In this section I will also include a very nice to have, which is experience in elite sport. You may not think of yourself as an athlete but at the cellular level you are the same, so your training approaches should be, just scaled to your needs. Elite sport only use highly educated coaches with detailed scientific reasoning and structure for everything they do. Why? because it is the ONLY way that works, so why should your training and health focus be any different? Here is an article on why the elite approach is important for all.
Face to face
While there are some fantastic online coaches, what is critical is that at the very least you should be assessed and screened face to face, and taught correctly the technique for the exercises you are given in person. So, while online support may be the best situation for you, make sure you find one where you get to spend time with them each training phase in person. Otherwise, it’s a slippery slope to injury and low quality training.
Detailed and planned
Your trainer should always be prepared with detailed plans for you. Working with coaches or trainers who just do things on the fly never works long term. Make sure you find someone who provides you not just with detailed programming for when you are with them, but detailed planning for everything you do on your own too. They should be across all aspects of your training; not just clock in and clock out for the times you are paying them for the one on one time.
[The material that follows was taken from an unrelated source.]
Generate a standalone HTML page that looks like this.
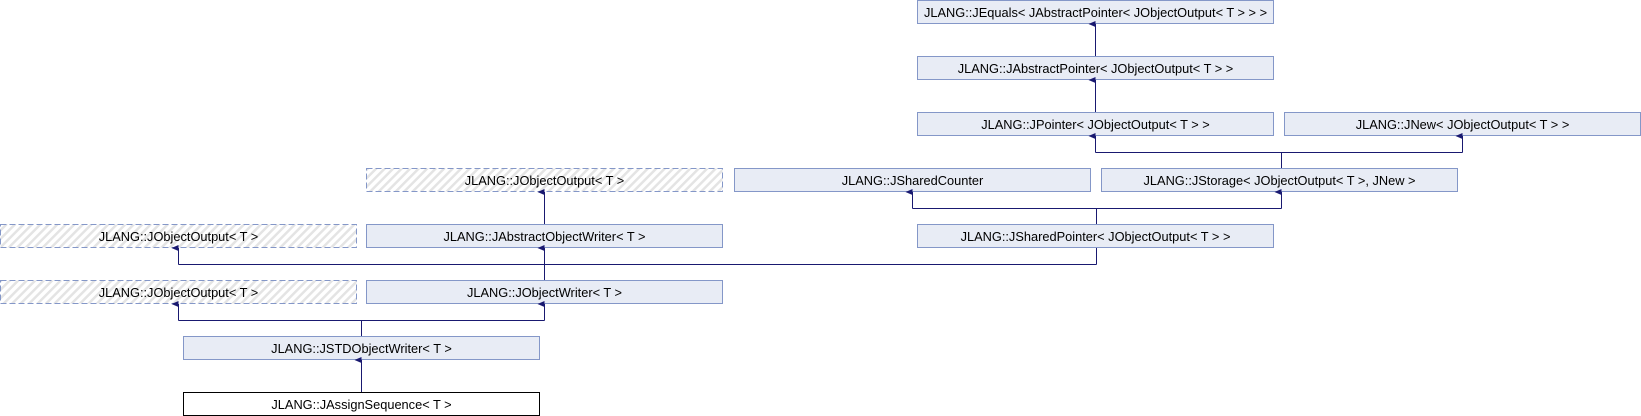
<!DOCTYPE html>
<html><head><meta charset="utf-8"><style>
html,body{margin:0;padding:0;background:#fff;width:1641px;height:416px;overflow:hidden}
text{font-family:"Liberation Sans",sans-serif;font-size:12.8px;fill:#000;text-anchor:middle}
</style></head><body>
<svg width="1641" height="416" viewBox="0 0 1641 416" xmlns="http://www.w3.org/2000/svg">
<defs>
<pattern id="h" width="6" height="6" patternUnits="userSpaceOnUse" patternTransform="rotate(45)">
<rect width="6" height="6" fill="#fff"/><rect width="2.5" height="6" fill="#e4e4e4"/></pattern>
<marker id="a" markerWidth="8" markerHeight="8" refX="4" refY="7" orient="auto-start-reverse" markerUnits="userSpaceOnUse">
<path d="M1,7 L4,0 L7,7 Z" fill="#191970"/></marker>
</defs>
<g fill="#e8ecf5" stroke="#8497c8" stroke-width="1">
<rect x="917.5" y="0.5" width="356" height="23"/>
<rect x="917.5" y="56.5" width="356" height="23"/>
<rect x="917.5" y="112.5" width="356" height="23"/>
<rect x="1284.5" y="112.5" width="356" height="23"/>
<rect x="734.5" y="168.5" width="356" height="23"/>
<rect x="1101.5" y="168.5" width="356" height="23"/>
<rect x="366.5" y="224.5" width="356" height="23"/>
<rect x="917.5" y="224.5" width="356" height="23"/>
<rect x="366.5" y="280.5" width="356" height="23"/>
<rect x="183.5" y="336.5" width="356" height="23"/>
</g>
<g fill="url(#h)" stroke="#8497c8" stroke-dasharray="6,3">
<rect x="366.5" y="168.5" width="356" height="23"/>
<rect x="0.5" y="224.5" width="356" height="23"/>
<rect x="0.5" y="280.5" width="356" height="23"/>
</g>
<rect x="183.5" y="392.5" width="356" height="23" fill="#fff" stroke="#000"/>
<g stroke="#191970" stroke-width="1" fill="none">
<path d="M1095.5,56 V24" marker-end="url(#a)"/>
<path d="M1095.5,112 V80" marker-end="url(#a)"/>
<path d="M1281.5,168 V152.5 M1095.5,152.5 H1462.5"/>
<path d="M1095.5,152.5 V136" marker-end="url(#a)"/>
<path d="M1462.5,152.5 V136" marker-end="url(#a)"/>
<path d="M1096.5,224 V208.5 M912.5,208.5 H1281.5"/>
<path d="M912.5,208.5 V192" marker-end="url(#a)"/>
<path d="M1281.5,208.5 V192" marker-end="url(#a)"/>
<path d="M544.5,224 V192" marker-end="url(#a)"/>
<path d="M1096.5,248 V264.5 M178.5,264.5 H1096.5"/>
<path d="M544.5,280 V248" marker-end="url(#a)"/>
<path d="M178.5,264.5 V248" marker-end="url(#a)"/>
<path d="M361.5,336 V320.5 M178.5,320.5 H544.5"/>
<path d="M178.5,320.5 V304" marker-end="url(#a)"/>
<path d="M544.5,320.5 V304" marker-end="url(#a)"/>
<path d="M361.5,392 V360" marker-end="url(#a)"/>
</g>
<text x="1095.5" y="17">JLANG::JEquals&lt; JAbstractPointer&lt; JObjectOutput&lt; T &gt; &gt; &gt;</text>
<text x="1095.5" y="73">JLANG::JAbstractPointer&lt; JObjectOutput&lt; T &gt; &gt;</text>
<text x="1095.5" y="129">JLANG::JPointer&lt; JObjectOutput&lt; T &gt; &gt;</text>
<text x="1462.5" y="129">JLANG::JNew&lt; JObjectOutput&lt; T &gt; &gt;</text>
<text x="544.5" y="185">JLANG::JObjectOutput&lt; T &gt;</text>
<text x="912.5" y="185">JLANG::JSharedCounter</text>
<text x="1279.5" y="185">JLANG::JStorage&lt; JObjectOutput&lt; T &gt;, JNew &gt;</text>
<text x="178.5" y="241">JLANG::JObjectOutput&lt; T &gt;</text>
<text x="544.5" y="241">JLANG::JAbstractObjectWriter&lt; T &gt;</text>
<text x="1095.5" y="241">JLANG::JSharedPointer&lt; JObjectOutput&lt; T &gt; &gt;</text>
<text x="178.5" y="297">JLANG::JObjectOutput&lt; T &gt;</text>
<text x="544.5" y="297">JLANG::JObjectWriter&lt; T &gt;</text>
<text x="361.5" y="353">JLANG::JSTDObjectWriter&lt; T &gt;</text>
<text x="361.5" y="409">JLANG::JAssignSequence&lt; T &gt;</text>
</svg>
</body></html>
Find a coach or trainer who knows their limits and scope of practice, one who says, “I don’t know but I will find out for you”, one who doesn’t try to be the jack of all trades. Your coach should have a network of other health professionals to also help you. Someone who doesn’t try to diagnose injury, refers to a qualified Osteo or Physio, doesn’t try to give you prescriptive diets, refers to a qualified dietician. A jack of all trades is a master of none!
The right personality for you!!
This is probably the most important part of all. You must relate!! Even with all the above ticked off, ultimately you need to find someone you get along with, someone you trust, someone who can open-up to you, so you feel comfortable opening up to them. The psychological components of training, habit forming and relationship building takes time to fully understand, so finding someone who can do more than just count reps is critical! The perfect exercise plan never performed doesn’t get you anywhere, so it is vital you find the right person to suit your personality, keeps you motivated, helps you find intrinsic motivation for movement. You need to find someone who will educate you, share your journey, share all programming details with you, helping you to establish autonomy in your own health not reliance on them.
So, know what to look for now? I hope that at least provided a start for what to look for anyway. Don’t rush in to finding a qualified coach or trainer, your long-term health and training results is worth it.